La principale attivista cinese del movimento #MeToo, Sophia Huang Xueqin, è stata condannata a 5 anni di carcere dopo essere stata giudicata colpevole di "incitamento alla sovversione dei poteri dello Stato” da parte della Corte Intermedia del Popolo di Guangzhou.
Huang, giornalista indipendente di 35 anni, ha anticipato di voler fare appello contro la sentenza, secondo quanto riferito dai suoi sostenitori. Con lei è stato condannato, a 3 anni e sei mesi, anche l’amico e attivista del lavoro Wang Jianbing, 40 anni.
I due erano stati arrestati entrambi a settembre 2021, il giorno prima che Huang partisse per il Regno Unito dove avrebbe dovuto frequentare un dottorato all'Università del Sussex. Stando al racconto dei loro avvocati, nel primo centro di detenzione, a Guangzhou, sarebbero stati sottoposti a interrogatori segreti, torture e maltrattamenti.
Secondo la ong con sede negli Stati Uniti, Chinese Human Rights Defenders (CHRD), la polizia avrebbe anche interrogato una settantina di loro amici. Huang e Wang sarebbero “colpevoli” di aver organizzato incontri durante i quali discutere su questioni come il femminismo, i diritti LGBTQ+ e i diritti sul posto di lavoro.
La 35enne, in particolare, è nota per il suo impegno in varie campagne del movimento #MeToo cinese, al fianco di donne vittime di aggressioni e molestie sessuali. Da giornalista femminista, ha messo il suo lavoro al servizio dell’attivismo, accendendo i riflettori su tematiche calde e documentando le proteste pro-democrazia di Hong Kong.
Amnesty International ha sollecitato la loro scarcerazione, sottolineando come le autorità cinesi “ricorrano abitualmente ad accuse per reati contro la sicurezza nazionale per perseguitare avvocati, accademici, giornalisti, attivisti e operatori di organizzazioni non governative”.

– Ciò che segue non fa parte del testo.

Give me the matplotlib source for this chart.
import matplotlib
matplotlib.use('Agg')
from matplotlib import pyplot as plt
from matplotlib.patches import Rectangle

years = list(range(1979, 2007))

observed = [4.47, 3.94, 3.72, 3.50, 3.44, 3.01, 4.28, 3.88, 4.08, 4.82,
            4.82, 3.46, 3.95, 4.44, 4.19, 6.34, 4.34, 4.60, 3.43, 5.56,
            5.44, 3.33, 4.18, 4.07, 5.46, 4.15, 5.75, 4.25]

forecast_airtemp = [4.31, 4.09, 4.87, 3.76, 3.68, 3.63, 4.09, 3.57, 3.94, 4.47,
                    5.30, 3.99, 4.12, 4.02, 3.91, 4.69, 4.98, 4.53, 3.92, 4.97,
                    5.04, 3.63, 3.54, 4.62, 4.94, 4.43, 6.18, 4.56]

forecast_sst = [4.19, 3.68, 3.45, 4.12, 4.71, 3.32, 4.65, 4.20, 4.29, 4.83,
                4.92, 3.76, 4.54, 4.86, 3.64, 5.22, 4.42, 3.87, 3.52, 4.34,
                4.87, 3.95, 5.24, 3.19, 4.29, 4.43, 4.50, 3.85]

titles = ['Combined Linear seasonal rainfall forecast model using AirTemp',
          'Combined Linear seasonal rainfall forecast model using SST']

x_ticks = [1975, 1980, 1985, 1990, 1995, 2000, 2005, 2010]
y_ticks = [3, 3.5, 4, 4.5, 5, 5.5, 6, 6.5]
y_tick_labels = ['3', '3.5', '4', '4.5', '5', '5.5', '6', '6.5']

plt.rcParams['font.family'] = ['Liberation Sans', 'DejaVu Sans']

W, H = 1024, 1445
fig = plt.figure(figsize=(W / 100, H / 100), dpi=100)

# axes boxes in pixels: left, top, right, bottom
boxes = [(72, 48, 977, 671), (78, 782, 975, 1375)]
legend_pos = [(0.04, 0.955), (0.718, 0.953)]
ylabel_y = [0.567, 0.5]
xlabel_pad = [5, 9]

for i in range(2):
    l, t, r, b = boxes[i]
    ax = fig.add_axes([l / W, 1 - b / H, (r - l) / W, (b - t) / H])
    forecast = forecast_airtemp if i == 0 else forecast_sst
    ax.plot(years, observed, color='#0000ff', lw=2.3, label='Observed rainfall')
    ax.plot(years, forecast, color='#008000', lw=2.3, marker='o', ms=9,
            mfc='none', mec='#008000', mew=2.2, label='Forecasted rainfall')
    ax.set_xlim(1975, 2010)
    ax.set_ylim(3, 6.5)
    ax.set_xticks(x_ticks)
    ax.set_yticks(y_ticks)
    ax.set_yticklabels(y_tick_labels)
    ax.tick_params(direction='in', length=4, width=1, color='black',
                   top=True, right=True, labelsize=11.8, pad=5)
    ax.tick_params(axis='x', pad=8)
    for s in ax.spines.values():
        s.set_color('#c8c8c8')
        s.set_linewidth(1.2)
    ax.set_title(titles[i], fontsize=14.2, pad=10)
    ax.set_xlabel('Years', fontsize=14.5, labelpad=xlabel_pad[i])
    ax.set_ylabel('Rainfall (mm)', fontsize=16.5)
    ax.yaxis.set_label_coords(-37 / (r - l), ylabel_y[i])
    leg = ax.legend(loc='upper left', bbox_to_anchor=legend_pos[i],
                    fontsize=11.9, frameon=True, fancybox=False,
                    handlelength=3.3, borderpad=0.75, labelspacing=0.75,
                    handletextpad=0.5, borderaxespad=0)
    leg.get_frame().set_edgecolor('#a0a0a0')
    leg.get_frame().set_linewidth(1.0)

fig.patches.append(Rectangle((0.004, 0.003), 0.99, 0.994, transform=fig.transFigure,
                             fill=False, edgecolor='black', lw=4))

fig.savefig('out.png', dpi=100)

"Queste condanne prolungheranno la loro detenzione profondamente ingiusta e avranno un ulteriore effetto raggelante sui diritti umani e sulla difesa sociale in un Paese in cui gli attivisti devono affrontare una crescente repressione da parte dello Stato – ha dichiarato la direttrice di Amnesty International per la Cina Sarah Brooks – "In realtà, non hanno commesso alcun reato. Invece, il governo cinese ha inventato scuse per considerare il loro lavoro una minaccia e per prenderli di mira per aver educato se stessi e gli altri su questioni di giustizia sociale come la dignità delle donne e i diritti dei lavoratori. Queste condanne maligne e totalmente infondate dimostrano quanto il governo cinese sia terrorizzato dall'ondata emergente di attivisti che osano parlare per proteggere i diritti degli altri".
Le condanne non hanno scalfito la loro forza. Entrambi, infatti, avrebbero ammesso ai loro sostenitori di non avere alcuna intenzione di mollare.